The medkit doc has 2 entities.
The medkit doc has 1 segment.

What about ‘LOC’ entity?

entity = medkit_doc.anns.get(label="LOC")[0]
attributes = entity.attrs.get(label="country")
print(f"Entity label={entity.label}, Entity text={entity.text}")
print("Attributes loaded from spacy")
print(attributes)
Entity label=LOC, Entity text=Brest
Attributes loaded from spacy
[Attribute(label='country', value='France', metadata={}, uid='d3ef4654-8e23-11ee-8057-0242ac110002')]

Visualizing Medkit annotations

As explained in other tutorials, we can display medkit entities using displacy, a visualizer developed by Spacy.
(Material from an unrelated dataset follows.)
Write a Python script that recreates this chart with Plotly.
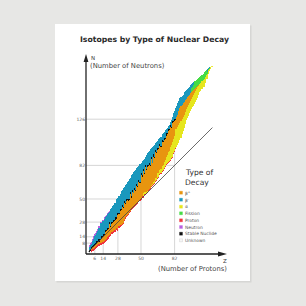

You can use the medkit_doc_to_displacy() function to format medkit entities.

from medkit.text.spacy.displacy_utils import medkit_doc_to_displacy

# getting entities in displacy format (default config) 
entities_data = medkit_doc_to_displacy(medkit_doc)
displacy.render(entities_data, style="ent",manual=True)
Parcours patient:
Marie PER habite à Brest LOC . Elle a été transférée.

Convert TextDocuments to SpacyDocs#

Similarly it is possible to convert a list of TextDocument to Spacy using SpacyOutputConverter.

You will need to provide an nlp object that tokenizes and generates the document with the raw text as reference. By default, it converts all medkit annotations and attributes to Spacy, but you can use anns_labels and attrs parameters to specify which items should be converted.

from medkit.io.spacy import SpacyOutputConverter

# define Output Converter with default params
spacy_output_converter = SpacyOutputConverter(nlp=nlp)

# Convert a list of TextDocument 

spacy_docs = spacy_output_converter.convert([medkit_doc])
spacy_doc = spacy_docs[0]

# Explore new spacy doc
print("Text of spacy doc from TextDocument:\n",spacy_doc.text)
Text of spacy doc from TextDocument:
 Parcours patient:
Marie habite à Brest. Elle a été transférée.

Description of the resulting Spacy document


  • Entities imported from medkit


displacy.render(spacy_doc, style="ent")
Parcours patient:
Marie PER habite à Brest LOC . Elle a été transférée.

  • Spans imported from medkit


displacy.render(spacy_doc, style="span",options={"spans_key": "SECTION"})
Parcours header patient : Marie habite à Brest . Elle a été transférée .

What about ‘LOC’ entity?

entity = [e for e in spacy_doc.ents if e.label_ == 'LOC'][0]
attribute = entity._.get('country')
print(f"Entity label={entity.label_}. Entity text={entity.text}")
print("Attribute imported from medkit")
print(f"The attr `country` was imported? : {attribute is not None}, value={entity._.get('country')}")
Entity label=LOC. Entity text=Brest
Attribute imported from medkit
The attr `country` was imported? : True, value=France

See also

cf. Spacy IO module.

Medkit has more components related to spacy, you may see Spacy text module.